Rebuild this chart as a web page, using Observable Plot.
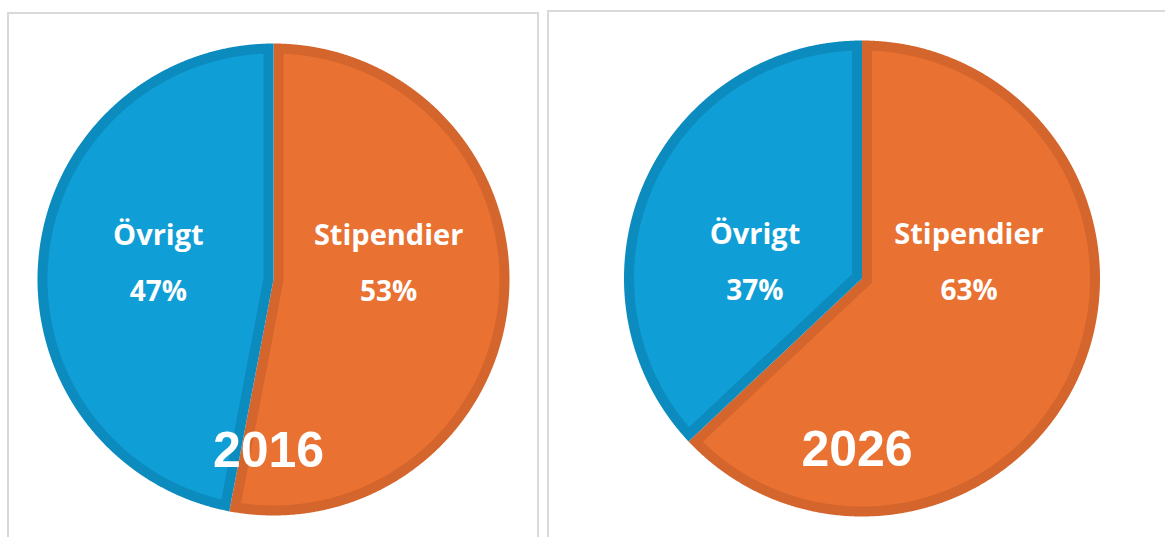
<!DOCTYPE html>
<html>
<head>
<meta charset="utf-8">
<script src="https://cdn.jsdelivr.net/npm/d3@7"></script>
<script src="https://cdn.jsdelivr.net/npm/@observablehq/plot@0.6"></script>
<style>
  html, body { margin: 0; padding: 0; background: #fff; width: 1165px; height: 537px; overflow: hidden; }
  .panel { position: absolute; box-sizing: border-box; border: 2px solid #d9d9d9; overflow: hidden; background: #fff; }
  .panel svg { display: block; }
</style>
</head>
<body>
<div id="p0" class="panel" style="left:7px; top:12px; width:532px; height:560px;"></div>
<div id="p1" class="panel" style="left:547px; top:10px; width:640px; height:560px;"></div>
<script>
// ---- data ----
const years = ["2016", "2026"];
const categories = ["Stipendier", "Övrigt"];
const shares2016 = [53, 47];
const shares2026 = [63, 37];
const fillColors = ["#E97132", "#0F9ED5"];
const bandColors = ["#D4652C", "#0C8BBE"];

// ---- layout ----
const panels = [
  {id: "p0", ox: 9,   oy: 14, w: 528, h: 556, cx: 273,   cy: 279, r: 236, year: years[0], values: shares2016},
  {id: "p1", ox: 549, oy: 12, w: 636, h: 556, cx: 861.5, cy: 278, r: 238, year: years[1], values: shares2026}
];
const band = 10;

function slicePolygon(cx, cy, r, a0, a1) {
  const d = band / 2;
  const rr = r - d;
  const da = Math.asin(d / rr);
  const s = a0 + da, e = a1 - da;
  const m = (a0 + a1) / 2;
  const pt = (rad, a) => ({x: cx + rad * Math.sin(a), y: cy - rad * Math.cos(a)});
  const pts = [];
  const n = Math.max(8, Math.ceil((e - s) / (Math.PI / 360)));
  for (let i = 0; i <= n; i++) {
    const a = m + (e - m) * i / n;
    pts.push(pt(rr, a));
  }
  const apexDist = d / Math.sin((a1 - a0) / 2);
  pts.push(pt(apexDist, m));
  for (let i = 0; i <= n; i++) {
    const a = s + (m - s) * i / n;
    pts.push(pt(rr, a));
  }
  return pts;
}

const labelFont = "'Open Sans', 'Noto Sans', sans-serif";

for (const p of panels) {
  const arcs = d3.pie().sort(null).value(v => v)(p.values);
  const marks = [];
  arcs.forEach((a, i) => {
    marks.push(Plot.line(slicePolygon(p.cx, p.cy, p.r, a.startAngle, a.endAngle), {
      x: "x", y: "y",
      fill: fillColors[i], stroke: bandColors[i], strokeWidth: band,
      strokeLinejoin: "miter", strokeLinecap: "round", strokeMiterlimit: 20, curve: "linear"
    }));
  });
  const k = 0.49;
  const labels = arcs.map((a, i) => {
    const mid = (a.startAngle + a.endAngle) / 2;
    return {
      x: p.cx + k * p.r * Math.sin(mid),
      name: categories[i],
      pct: p.values[i] + "%"
    };
  });
  marks.push(Plot.text(labels, {x: "x", y: () => p.cy - 44, text: "name", fill: "white",
    fontSize: 29, fontWeight: 700, fontFamily: labelFont, textAnchor: "middle", lineAnchor: "middle"}));
  marks.push(Plot.text(labels, {x: "x", y: () => p.cy + 13, text: "pct", fill: "white",
    fontSize: 28, fontWeight: 700, fontFamily: labelFont, textAnchor: "middle", lineAnchor: "middle"}));
  marks.push(Plot.text([p.year], {x: () => p.cx - 5, y: () => p.cy + 171, text: d => d, fill: "white",
    fontSize: 50, fontWeight: 700, fontFamily: "'Liberation Sans', Arial, sans-serif", textAnchor: "middle", lineAnchor: "middle"}));

  const chart = Plot.plot({
    width: p.w, height: p.h,
    marginTop: 0, marginRight: 0, marginBottom: 0, marginLeft: 0,
    x: {domain: [p.ox, p.ox + p.w], range: [0, p.w], axis: null},
    y: {domain: [p.oy, p.oy + p.h], range: [0, p.h], axis: null},
    style: {background: "transparent", overflow: "visible"},
    marks
  });
  document.getElementById(p.id).appendChild(chart);
}
</script>
</body>
</html>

--------------------------------------------------

Which lines contain the word "chart"? Copy each of them.

Solution to this exercise =
Rebuild this chart as a web page, using Observable Plot.
  const chart = Plot.plot({
  document.getElementById(p.id).appendChild(chart);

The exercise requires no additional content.